Even when given allowance for quantifiable preclinical error and the effect of inflated cutoff values on predictive accuracy in the validation set, the data discourage more advanced validation. The appeal of detecting occult disease with lead-time advantage over CT scanning is tempered by excessive false negative rates, and certainly restricts this assay’s utility in selecting individuals that most warrant serial imaging [5]. Interpretation of positive measures is further confounded by the apparent lack of specificity for thoracic malignancy.

Provisional assessment of the small number of radiographically detectable cancers in post hoc analysis approximates that of autoantibody profiles independently validated by other groups testing for established cancers [21]–[23]. If by extension we assume the best achievable sensitivity for stage I cancer is 80%, with a corresponding specificity of 40% expanding our analysis to sample sets with larger number of established cancers does not seem warranted.

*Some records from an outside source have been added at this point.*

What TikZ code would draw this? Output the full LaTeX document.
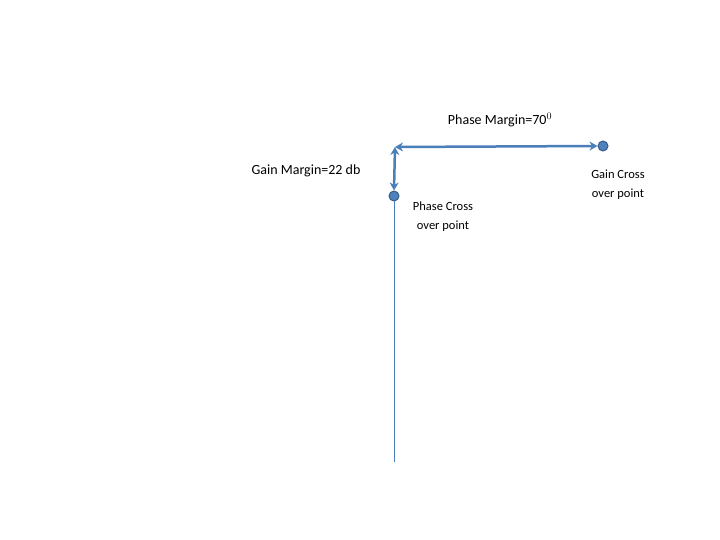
\documentclass[tikz,border=0pt]{standalone}
\usepackage{fontspec}
\setmainfont{Carlito}
\usetikzlibrary{arrows.meta}
\definecolor{ln}{RGB}{74,126,187}
\definecolor{dotf}{RGB}{79,129,189}
\definecolor{dotd}{RGB}{56,93,138}
\tikzset{
  dot/.style={circle,fill=dotf,draw=dotd,line width=1pt,inner sep=0pt,minimum size=10pt},
  arr/.style={draw=ln,line width=2.5pt,{Stealth[length=8pt,width=9pt]}-{Stealth[length=8pt,width=9pt]}},
  lbl/.style={font=\fontsize{14}{16}\selectfont},
  sm/.style={font=\fontsize{12.5}{19}\selectfont,align=center}
}
\begin{document}
\begin{tikzpicture}[x=1pt,y=-1pt]
\useasboundingbox (0,0) rectangle (720,540);
\node[dot] (g) at (603,146) {};
\node[dot] (p) at (394,196) {};
\coordinate (c) at (395,147);
\coordinate (bot) at (394,462);
\draw[ln,line width=0.8pt] (p) -- (bot);
\draw[arr] (c) -- (g.west);
\draw[arr] (c) -- (p.north);
\node[lbl] (pm) at (500,120) {Phase Margin=70$^0$};
\node[lbl] (gm) at (306,171) {Gain Margin=22 db};
\node[sm] (pc) at (443,217) {Phase Cross\\over point};
\node[sm] (gc) at (618,185) {Gain Cross\\over point};
\end{tikzpicture}
\end{document}
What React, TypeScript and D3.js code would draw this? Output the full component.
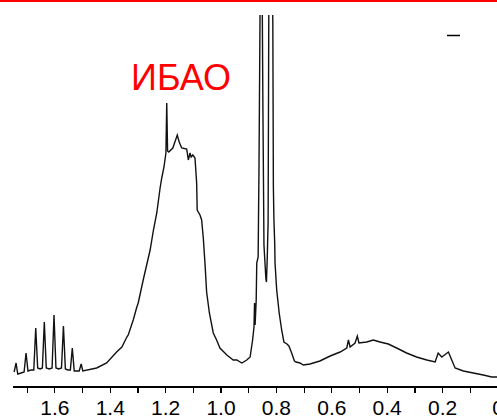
import * as d3 from "d3";

const width = 497;
const height = 419;
const axisY = 387;
const plotTop = 15;

// chemical shift (ppm) / intensity (arb. units)
const multiplet: [number, number][] = [
  [1.747, 15], [1.74, 24], [1.734, 13], [1.722, 14], [1.711, 15], [1.704, 34],
  [1.697, 16], [1.686, 17], [1.676, 17], [1.669, 59], [1.662, 19], [1.653, 18],
  [1.645, 19], [1.638, 65], [1.631, 19], [1.62, 18], [1.61, 19], [1.603, 72],
  [1.596, 19], [1.586, 18], [1.576, 19], [1.569, 61], [1.562, 18], [1.553, 17],
  [1.544, 17], [1.537, 39], [1.53, 16], [1.52, 16], [1.512, 16], [1.505, 23],
  [1.499, 16],
];

const mainBand: [number, number][] = [
  [1.449, 19], [1.413, 24], [1.377, 35], [1.358, 40], [1.34, 50], [1.335, 52],
  [1.317, 67], [1.304, 80], [1.299, 84], [1.281, 107], [1.256, 137], [1.244, 157],
  [1.232, 174], [1.22, 199], [1.214, 209], [1.206, 220], [1.199, 234], [1.196, 284],
  [1.193, 236], [1.189, 235], [1.174, 239], [1.158, 252], [1.151, 245], [1.142, 239],
  [1.124, 238], [1.118, 227], [1.112, 234], [1.108, 230], [1.102, 232], [1.094, 229],
  [1.088, 204], [1.086, 177], [1.076, 172], [1.07, 167], [1.064, 149], [1.058, 124],
  [1.052, 95], [1.042, 74], [1.028, 54], [1.016, 47], [1.004, 39], [0.979, 32],
  [0.956, 27], [0.943, 27], [0.925, 24], [0.907, 27], [0.895, 30],
];

const methylPeaks: [number, number][] = [
  [0.886, 47], [0.881, 60], [0.879, 84], [0.877, 62], [0.873, 87], [0.871, 124],
  [0.866, 130], [0.863, 217], [0.858, 420], [0.852, 420], [0.849, 287], [0.845, 142],
  [0.838, 108], [0.836, 105], [0.833, 130], [0.83, 165], [0.827, 420], [0.816, 420],
  [0.813, 365], [0.811, 200], [0.809, 167], [0.806, 142], [0.805, 124], [0.799, 97],
  [0.79, 74], [0.781, 57], [0.773, 45], [0.762, 43], [0.755, 41], [0.745, 34],
  [0.735, 26], [0.729, 25], [0.715, 24],
];

const tail: [number, number][] = [
  [0.703, 22], [0.679, 23], [0.643, 26], [0.606, 31], [0.57, 35], [0.546, 39],
  [0.54, 47], [0.534, 40], [0.516, 44], [0.508, 51], [0.502, 44], [0.474, 45],
  [0.45, 47], [0.426, 45], [0.396, 43], [0.366, 39], [0.33, 34], [0.294, 30],
  [0.257, 27], [0.227, 25], [0.216, 34], [0.203, 30], [0.179, 35], [0.167, 27],
  [0.155, 19], [0.125, 16], [0.089, 14], [0.053, 12], [0.023, 10], [0, 10],
];

const tickValues = d3.range(0, 18).map((i) => i / 10);
const labelValues = [1.6, 1.4, 1.2, 1.0, 0.8, 0.6, 0.4, 0.2, 0];

const x = d3.scaleLinear().domain([1.75, 0]).range([13.3, 498]);
const y = d3.scaleLinear().domain([0, 372]).range([axisY, plotTop]);

const spectrum = [...multiplet, ...mainBand, ...methylPeaks, ...tail];

const line = d3
  .line<[number, number]>()
  .x((d) => x(d[0]))
  .y((d) => y(d[1]));

const font = "'Liberation Sans', Arial, sans-serif";

export default function App() {
  return (
    <svg
      width={width}
      height={height}
      style={{ position: "absolute", left: 0, top: 0, background: "#fff" }}
    >
      <defs>
        <clipPath id="plot">
          <rect x={0} y={plotTop} width={width} height={axisY - plotTop} />
        </clipPath>
      </defs>
      <rect x={0} y={0} width={width} height={2} fill="#ff0000" />

      <path
        d={line(spectrum) ?? ""}
        fill="none"
        stroke="#111"
        strokeWidth={1.4}
        strokeLinejoin="miter"
        clipPath="url(#plot)"
      />

      {/* small stray mark in the upper right */}
      <line x1={447} x2={460} y1={35.5} y2={35.5} stroke="#000" strokeWidth={1.5} />

      <text
        x={131}
        y={90}
        fill="#ff0000"
        fontSize={36}
        fontFamily={font}
      >
        ИБАО
      </text>

      <g shapeRendering="crispEdges">
        <line x1={x(1.75)} x2={width} y1={axisY} y2={axisY} stroke="#000" strokeWidth={1.5} />
        {tickValues.map((t) => (
          <line
            key={t}
            x1={x(t)}
            x2={x(t)}
            y1={axisY}
            y2={axisY + 6}
            stroke="#000"
            strokeWidth={1.2}
          />
        ))}
      </g>
      {labelValues.map((t) => (
        <text
          key={t}
          x={x(t)}
          y={415}
          textAnchor="middle"
          fontSize={21}
          fontFamily={font}
          fill="#000"
        >
          {t === 0 ? "0" : d3.format(".1f")(t)}
        </text>
      ))}
    </svg>
  );
}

Also similar to other assays in the literature, a provisional sensitivity of 40% for established disease corresponds to specificity >90% [21]–[24]. Adjusting the cutoff for high specificity seems only to further deviate from a conventional screening paradigm. If used to further stratify cases by probability of cancer, however, a cutoff that favors specificity could mitigate inter-reader variability and reduce the number of false negative readings on screening CT scans [25], [26]. A highly specific assay might also help discriminate benign from malignant nodules identified during screening, even though predictive value will be compromised by the promiscuity of the assay for both occult and radiographically apparent disease [27]. In summary, this report does not draw conclusions about future utility of this approach, but this validation study does not seem to support use of this assay as a primary population-based screening tool. Combining additional investigation with knowledge of this assay’s performance may identify other logical areas for autoantibody profiling in lung cancer diagnosis and management.